My first experiment, I did on a white paper surface was my „white light“.
On it I applied a shade of red I mixed out of different reds. I used a small soft roll you would usually use for painting walls, which has a sponge effect, it absorbs and release. With this I felt I had more room to deal with the white paper as a 3D Object not just as a surface. With this sponge roll I could press colour into the sheet of paper as well as absorb it depending on how wet/dry the paper and/or roll was.
If I used a lot of water for example, I could „wash“ the colour out. I would say it was like trying to tear the colour apart, going through all of its layers, and seeing what sort of image this creates.
To this stretching the colour/revealing it’s layers, I added another colour and tryed a more soft approach, using more soft movements to try and get the colours to overlap as they wanted to .
Basically what I did in the next experiments was working with layers. Concentrating on the single colours and how they change, according to the different tiny particles or pieces they are made up of.
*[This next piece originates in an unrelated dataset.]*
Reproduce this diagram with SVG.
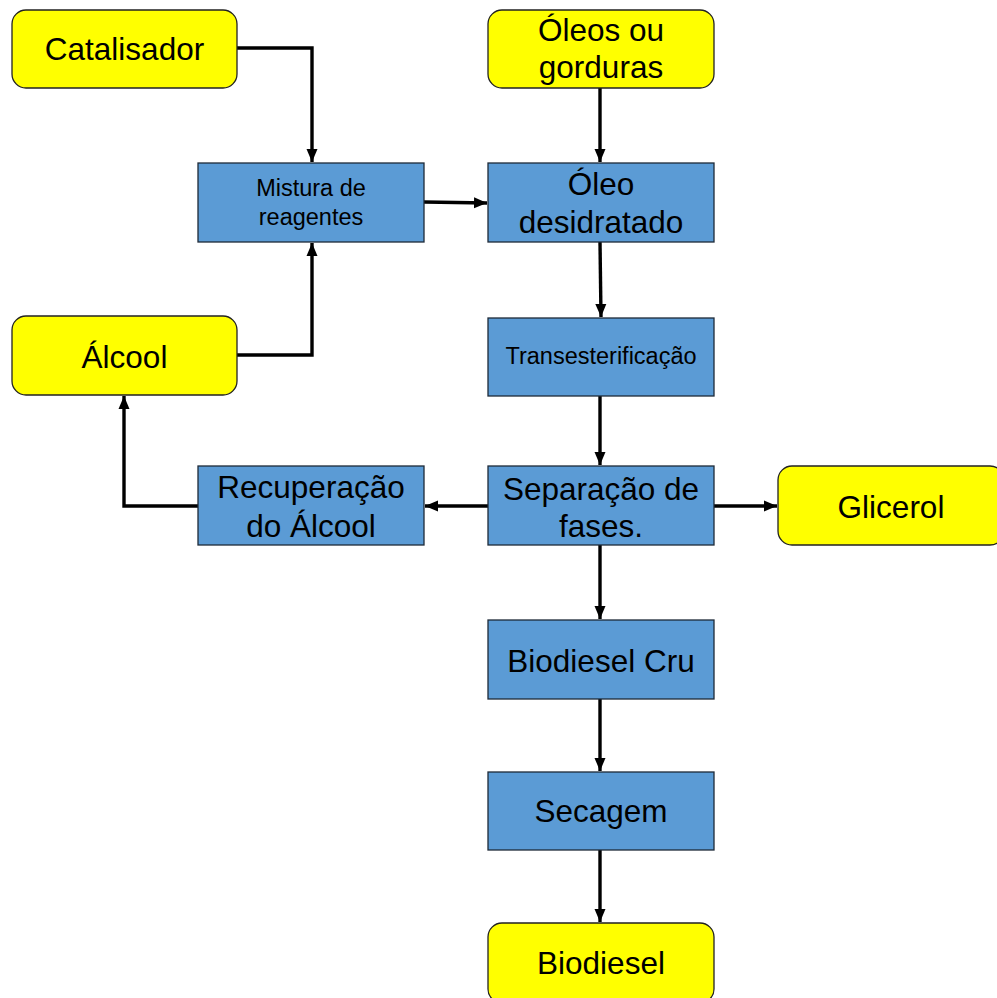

At some point I worked with black as well as white, to see how colours react when you add light or dark, above or underneath it or both. Sometimes I would let one part dry longer so the different layers of colour wouldn’t mix to see if it made a difference.
I also tried creating different patterns/structures, to see how a pattern or a structure, for example one made up of dark and light particles underneath the colour, takes an effect when you look at the big picture.
For this I also tried using my lower lip to create a colour pattern to find out if a colour looks different when it is applied in a lower lip pattern.
The last experiment I did, was cutting material things into small parts so I could mix them and when you see it from far away maybe you see a new colour. I made for example, an orange colour out of khaki fruit skin, and an orange velvet textile, both of which I cut into very small pieces and then mixed. After about two weeks it started to rot, and green mold was added to the colour scheme.
With other experiments I got lost in the big picture and it became a more pictorial. Still I was working up close, concentrating on small sections at a time, looking for effects this can have on a colour when you take one (or many) steps back.